His fingers twitched and he gave the most beautiful smile. A normal person would have had this kind of reaction if she had a puppy or a basket of kittens in her bed. “Can I hold it?” The biggest pain in her backside looked like he was about to vibrate out of his skin, fingers clenching and unclenching on empty air as he so clearly longed to hold her sword.

She laughed and quickly covered it with a fake cough when he glared at her. It was patently unfair for such a pretty young man to be both so very dangerous and still manage to look like an overeager puppy. She could all but see a tail wagging furiously behind him. But that was not enough for her to just let him hold the physical manifestation of her soul. Li Hanyi pulled the blanket back over her sword and pulled it back towards her with her feet. “No,” she said flatly. “No, you may not.”

He clicked his tongue at her. “Fine. What’s its name? What does it do?”
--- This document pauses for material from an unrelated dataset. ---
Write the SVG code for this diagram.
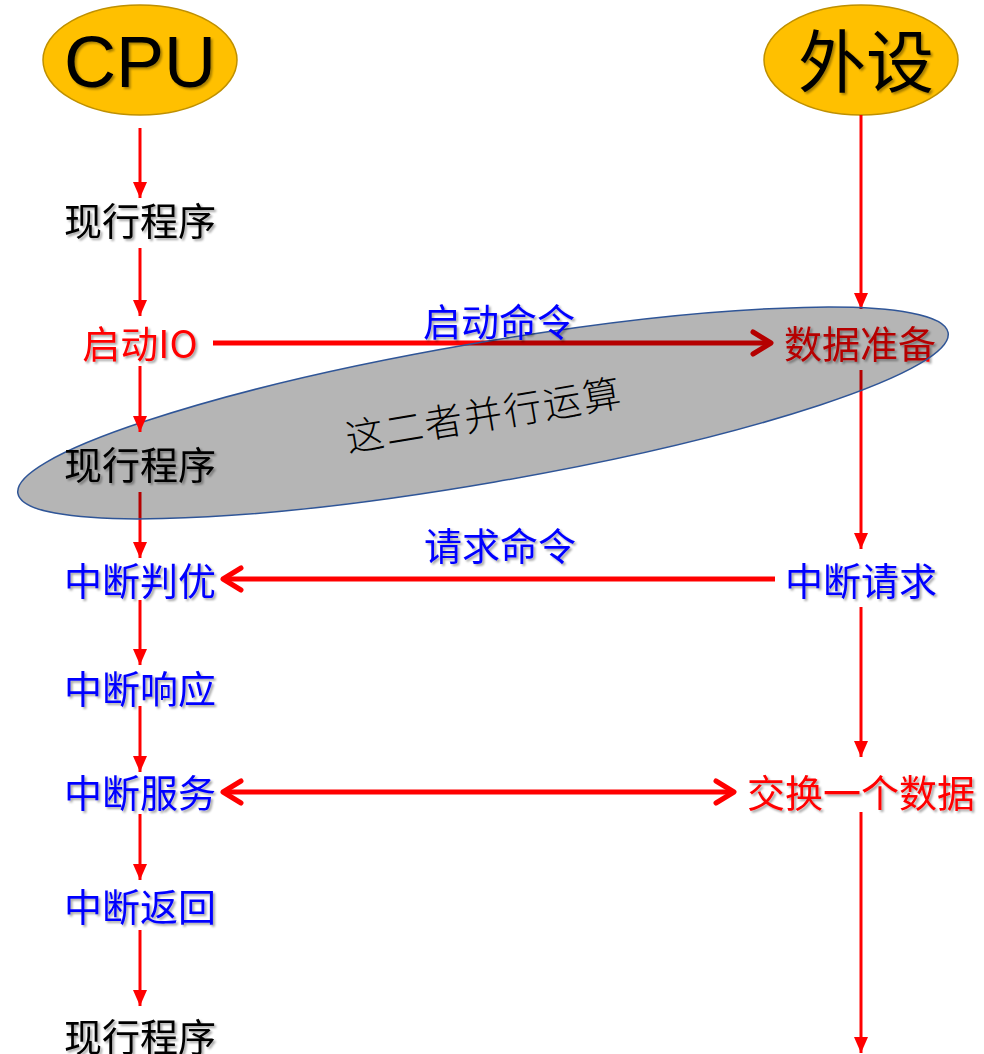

“Do? It’s a sword. It doesn’t ‘do’ anything.” She frowned up at him. Some distant part of her brain kicked into gear at the very thought of giving him her sword’s name. Somehow, she doubted that running around with a known sword name of Bones of a Dead Ghost was going to win her any awards or favors. But with Liu Feng? It might just be enough to convince him that she wasn’t the kind of upright and proper righteous cultivator he so desperately wanted to fight. “This? This is the Huanxiang Gu sword. I have been trying to meditate on what that means.”

She was, in fact, doing no such thing. Li Hanyi was attempting to become a shut-in, snacking in bed, covered in blankets, and pretending that the world didn’t exist. Her bones didn’t even hurt anymore, and no more toxic sludge came out with every cough or sneeze as her body rid itself of various impurities. Li Hanyi was the very picture of health, fresh from the creation of her golden core, and the only thing stopping her was herself.

Liu Feng’s eyes narrowed as he glared at her. “All spiritual swords do something. There’s one on Wan Jian that glows in the presence of demons.”

Airplane, it was one thing to borrow ideas from good and sensible Chinese classics. It was something else entirely to borrow from a major western franchise. What a hack, a cheap sellout, of an author. Where was the integrity, Airplane?

“So then what does Liu-shixiong’s sword do? Hit people more efficiently?”

The look he gave her could have peeled paint and pickled a field of cabbage. “Cheng Luan is a crucial part of my cultivation and represents the justness of the fenghuang.”

“Uh-huh,” she replied faintly. “Next, you’re going to tell me it lights on fire when you’re in perfect balance with the universe.”

Liu Feng grunted and shifted slightly on the spot.

Li Hanyi blinked back up at him. “No. Really? That’s what it’s supposed to do?” His sword, the fanciest expression of Airplane’s shoddy world-building, was supposed to light on fire. The War God of Bai Zhan at his absolute best had a flaming sword. Airplane, with all due respect, what the actual fuck. “How am I supposed to have a fair chance against a flaming sword?”

He gave her a flat look, emotionless down to the beauty mark under his eye. “That’s why I’m going to train you. And when you are at your absolute best? Then we will fight seriously and I will beat you.”

Li Hanyi was going to die. Again. Only this time would be a brutal beat down just so an idiot teenage cultivator could feel secure in his superiority. Well, at least he was so stupid that all of her attempts at cross-dressing only registered in his birdbrain as injuries. She cleared her throat and licked dry lips with a tongue turned to sandpaper. “Ah. Any chance we could skip all of that and just assume your victory?”

“No. That wouldn’t mean anything.”

Well, he couldn’t blame a girl for trying.